### [Charts and diagrams as code]
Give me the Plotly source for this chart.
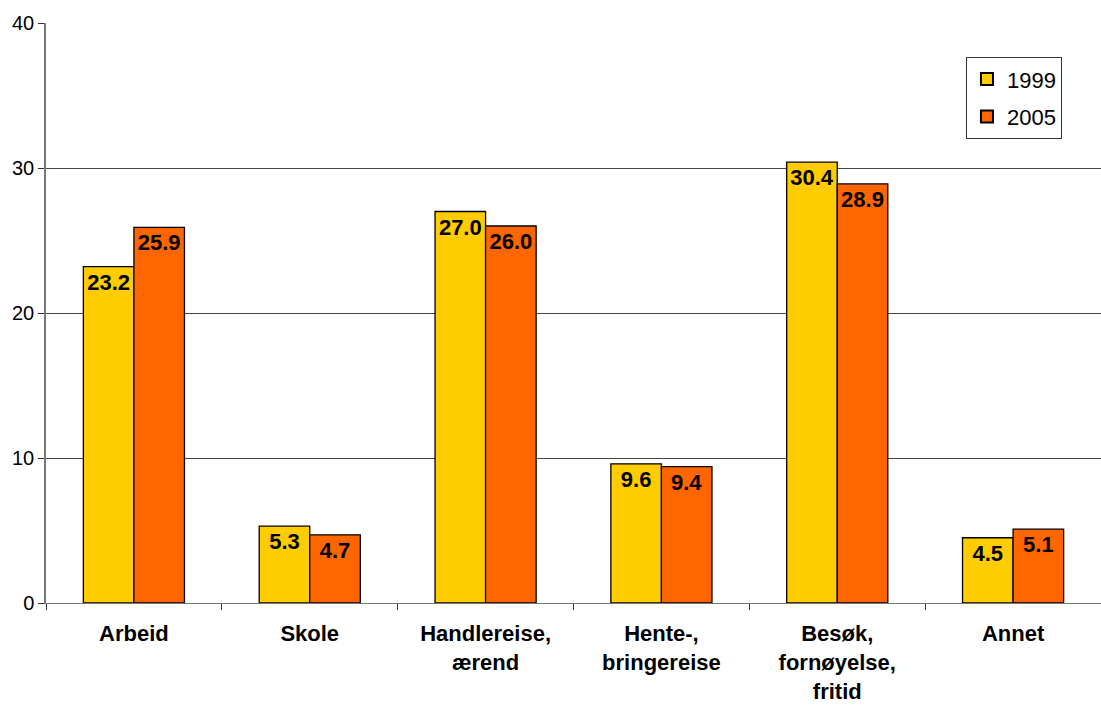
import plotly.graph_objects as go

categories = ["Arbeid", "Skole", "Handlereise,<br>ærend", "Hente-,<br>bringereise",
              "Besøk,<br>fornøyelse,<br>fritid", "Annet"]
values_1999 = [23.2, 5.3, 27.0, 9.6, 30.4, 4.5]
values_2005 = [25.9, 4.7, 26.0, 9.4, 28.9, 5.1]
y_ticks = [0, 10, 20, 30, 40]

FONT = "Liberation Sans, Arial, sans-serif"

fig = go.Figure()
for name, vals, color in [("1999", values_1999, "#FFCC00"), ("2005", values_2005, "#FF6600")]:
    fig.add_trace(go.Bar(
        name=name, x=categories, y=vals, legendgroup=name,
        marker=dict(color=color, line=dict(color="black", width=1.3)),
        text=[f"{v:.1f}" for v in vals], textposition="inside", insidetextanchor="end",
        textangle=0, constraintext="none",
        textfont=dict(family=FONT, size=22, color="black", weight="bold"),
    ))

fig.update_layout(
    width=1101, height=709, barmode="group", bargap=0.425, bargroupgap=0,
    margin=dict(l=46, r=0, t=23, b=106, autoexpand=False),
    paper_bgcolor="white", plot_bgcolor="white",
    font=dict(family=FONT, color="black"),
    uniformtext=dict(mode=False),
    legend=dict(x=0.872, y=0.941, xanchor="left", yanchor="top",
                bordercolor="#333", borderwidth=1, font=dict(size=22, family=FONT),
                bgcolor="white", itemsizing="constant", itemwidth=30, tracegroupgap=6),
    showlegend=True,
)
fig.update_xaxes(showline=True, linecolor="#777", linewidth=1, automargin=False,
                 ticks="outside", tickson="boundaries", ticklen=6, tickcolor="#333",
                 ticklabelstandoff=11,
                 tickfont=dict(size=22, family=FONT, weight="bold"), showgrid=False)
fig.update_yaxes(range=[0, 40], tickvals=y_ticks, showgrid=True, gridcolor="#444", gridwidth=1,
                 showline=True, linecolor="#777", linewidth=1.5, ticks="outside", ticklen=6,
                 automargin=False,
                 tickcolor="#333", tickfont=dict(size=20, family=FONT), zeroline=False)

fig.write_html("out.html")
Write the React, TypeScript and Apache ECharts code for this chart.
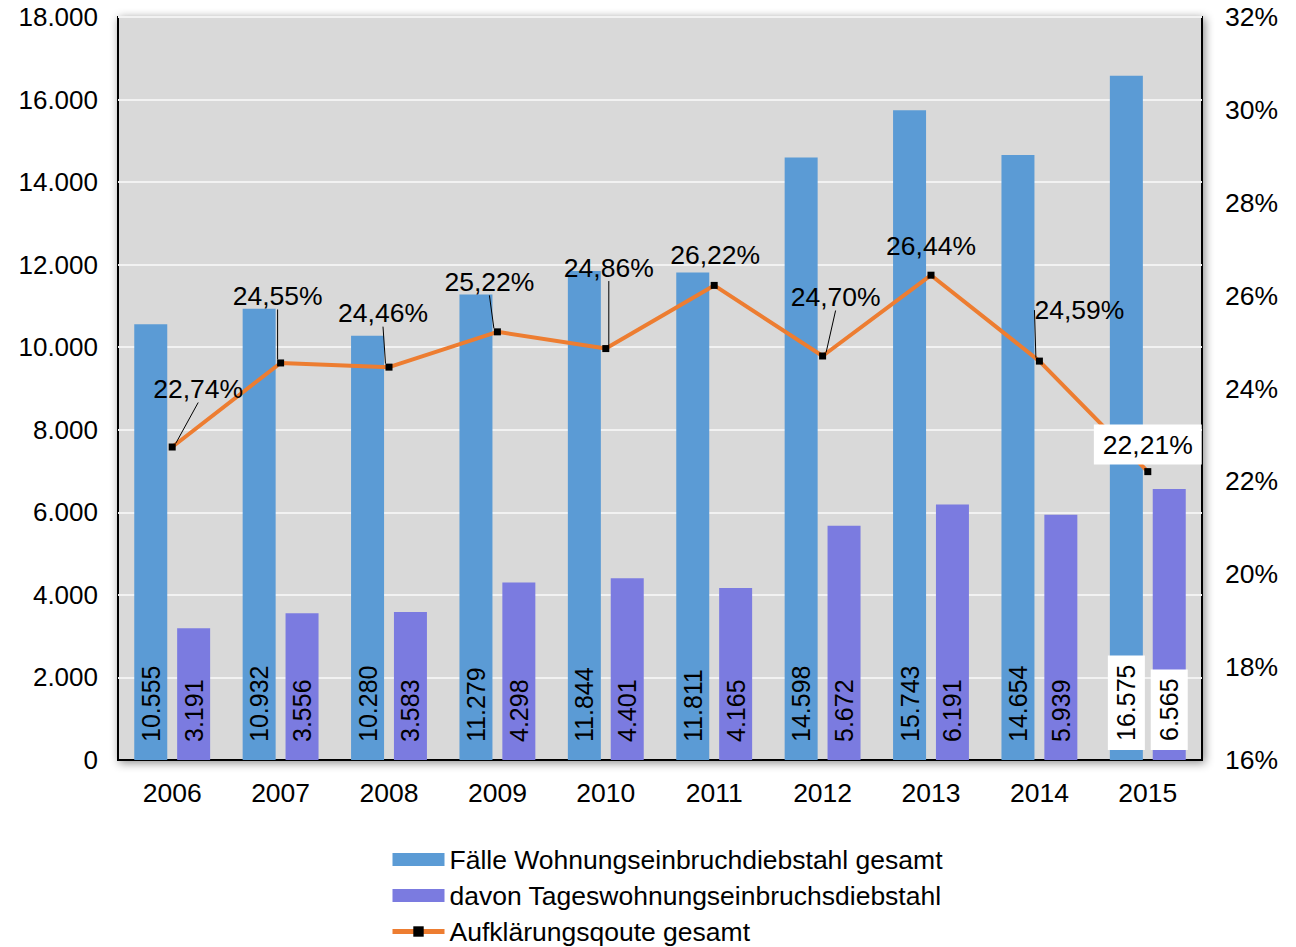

### [Directions for this task]
Every entry must be written out exactly, with all pictures left out.

### [Reply to the task]
Give me the Plotly source for this chart.
import plotly.graph_objects as go

categories = ["Arbeid", "Skole", "Handlereise,<br>ærend", "Hente-,<br>bringereise",
              "Besøk,<br>fornøyelse,<br>fritid", "Annet"]
values_1999 = [23.2, 5.3, 27.0, 9.6, 30.4, 4.5]
values_2005 = [25.9, 4.7, 26.0, 9.4, 28.9, 5.1]
y_ticks = [0, 10, 20, 30, 40]

FONT = "Liberation Sans, Arial, sans-serif"

fig = go.Figure()
for name, vals, color in [("1999", values_1999, "#FFCC00"), ("2005", values_2005, "#FF6600")]:
    fig.add_trace(go.Bar(
        name=name, x=categories, y=vals, legendgroup=name,
        marker=dict(color=color, line=dict(color="black", width=1.3)),
        text=[f"{v:.1f}" for v in vals], textposition="inside", insidetextanchor="end",
        textangle=0, constraintext="none",
        textfont=dict(family=FONT, size=22, color="black", weight="bold"),
    ))

fig.update_layout(
    width=1101, height=709, barmode="group", bargap=0.425, bargroupgap=0,
    margin=dict(l=46, r=0, t=23, b=106, autoexpand=False),
    paper_bgcolor="white", plot_bgcolor="white",
    font=dict(family=FONT, color="black"),
    uniformtext=dict(mode=False),
    legend=dict(x=0.872, y=0.941, xanchor="left", yanchor="top",
                bordercolor="#333", borderwidth=1, font=dict(size=22, family=FONT),
                bgcolor="white", itemsizing="constant", itemwidth=30, tracegroupgap=6),
    showlegend=True,
)
fig.update_xaxes(showline=True, linecolor="#777", linewidth=1, automargin=False,
                 ticks="outside", tickson="boundaries", ticklen=6, tickcolor="#333",
                 ticklabelstandoff=11,
                 tickfont=dict(size=22, family=FONT, weight="bold"), showgrid=False)
fig.update_yaxes(range=[0, 40], tickvals=y_ticks, showgrid=True, gridcolor="#444", gridwidth=1,
                 showline=True, linecolor="#777", linewidth=1.5, ticks="outside", ticklen=6,
                 automargin=False,
                 tickcolor="#333", tickfont=dict(size=20, family=FONT), zeroline=False)

fig.write_html("out.html")
Write the React, TypeScript and Apache ECharts code for this chart.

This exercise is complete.